I codici pre-unitari, a partire da quello Universale Austriaco per il Regno Lombardo-Veneto, Edizione Ufficiale Parte I, Milano 1815, nel § 110[27]; a quello per gli Stati di Parma Piacenza e Guastalla, sanzionato nella residenza di Parma 23 marzo 1820, art. 69[28]; o quello per gli Stati di S.M. il Re di Sardegna, sanzionato da Carlo Alberto, a Torino nel 1837, artt. 140 e 143[29]; o quello per lo Regno delle Due Sicilie sanzionato da Ferdinando I, il 21/05/1819, e pubblicate in  Napoli il 29/05/1819, da artt. 223 a 225[30], o, infine,  quello degli Stati Estensi, sanzionato da Francesco V, a Modena il 25/10/1851, negli artt. 109, 111 e 112[31], descrivevano, per la coppia, la possibilità di riconciliarsi.

La libera volontà, di riconciliarsi,  che si scontra con il tessuto sociale poiché la tutela dei terzi in buona fede deve essere salvaguardata. Volontà che se non <<partecipata[32]>> a mezzo di formalità (dichiarazione a mezzo atto pubblico e annotata nel registro di matrimonio detenuto presso lo Stato Civile del luogo di dimora o residenza),  non diviene comportamento probatorio da opporsi ai terzi.

La norma civilistica, art. 157 CC, descrive i comportamenti che occorrono perché la riconciliazione sia opponibile ai terzi. Affinché si risolva la domanda di separazione occorre o l’espressa dichiarazione, (da annotare nell’atto di matrimonio art. 69 DPR 396/2000), non sottoposto a vincoli  formali[33], o, anche, solo materiali (comportamenti non equivoci).

Che cosa si intende per  comportamento non equivoco.

Il sostantivo comportamento, nell’accezione che interessa noi, fornisce il detto significato:<<2.a. Nella psicologia comparata, il complesso degli atteggiamenti che il soggetto (animale o uomo) assume in relazione a determinati stimoli ambientali o a presunti bisogni interni, oppure l’attività globale di un soggetto considerata nelle sue manifestazioni oggettive[34]>>. 

Comportamento è il complesso di atteggiamenti che vengono assunti: facoltà, in capo a un soggetto, di poter scegliere o di poter manifestare la propria volontà con i mezzi che l’ordinamento giuridico riconosce quali libertà negative dallo e dello Stato[35]. Libertà che rientrano nel novero dei diritti soggettivi che lo stesso ordinamento tutela. Diritti che sono stati contratti anche quale  negoziazione degli stessi, a mezzo di trattati e/o Convenzioni internazionali, quali il Trattato U.E., la Carta di Nizza, la Convenzione Europea dei Diritti dell’Uomo, ecc.

Norme di vari sistemi che si aiutano, o, meglio ancora, si rafforzano e si plasmano.
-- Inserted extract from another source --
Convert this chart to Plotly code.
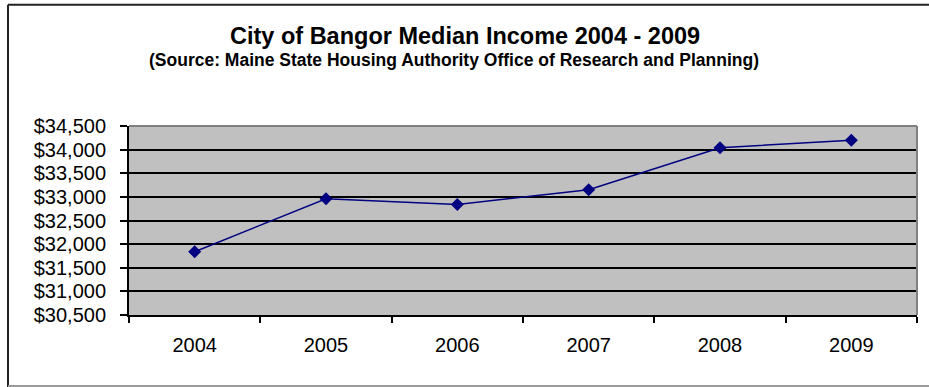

Osmosi dei vari Ordinamenti giuridici, rientranti ed orbitanti in “sistemi di sistemi”.

Infatti, <<…omissis … Quel che è certo è che i valori fondanti le liberaldemocrazie  (e, sopra tutti, quelli di libertà, eguaglianza, giustizia sociale e, ancor più in alto o più a fondo, il valore “supercostituzionale” della dignità della persona umana nei cui riguardi i valori restatisi pongono in funzione servente) hanno costituito il più saldo punto dal quale l’ordinamento sovranazionale   si è tenuto e costantemente si tiene nello sforzo poderoso prodotto al fine di rilegittimarsi senza sosta e dare la più persuasiva giustificazione di quel primato di cui si è sopra detto:[36]…omissis>>.

Il semplice comportamento economico quale l’assegno alimentare, può produrre  effetti riconcilianti. Infatti, <<Censurabile è, dunque, la decisione impugnata, laddove, a fronte di una situazione di evidente “separazione in casa”, fortemente caratterizzata (ed il relativo dato processuale risulta incontestato) dall’animus derelinquendi del P. e da una vita familiare improntata al distacco fisico e spirituale tra coniugi (a nulla rilevando in proposito la coabitazione e l’erogazione di somme di denaro), si afferma come perdurante e non interrotta la normale convivenza>>.[37]

La legge nulla prescrive sul comportamento non equivoco. Il comportamento può essere provato con ogni mezzo. Sarà in capo alla parte interessata provare il contrario (vedasi Cassazione, 25/5/2007, n. 12314[38]). 

La possibilità di potersi nuovamente separare non è precluso dall’ordinamento. Essa rientra nella volontà dei soggetti di mantenere rapporti stabili o di slegarli. Sono sempre fatti salvi i diritti dei terzi.

Dopo un periodo di allontanamento, la coppia può chiedere il divorzio.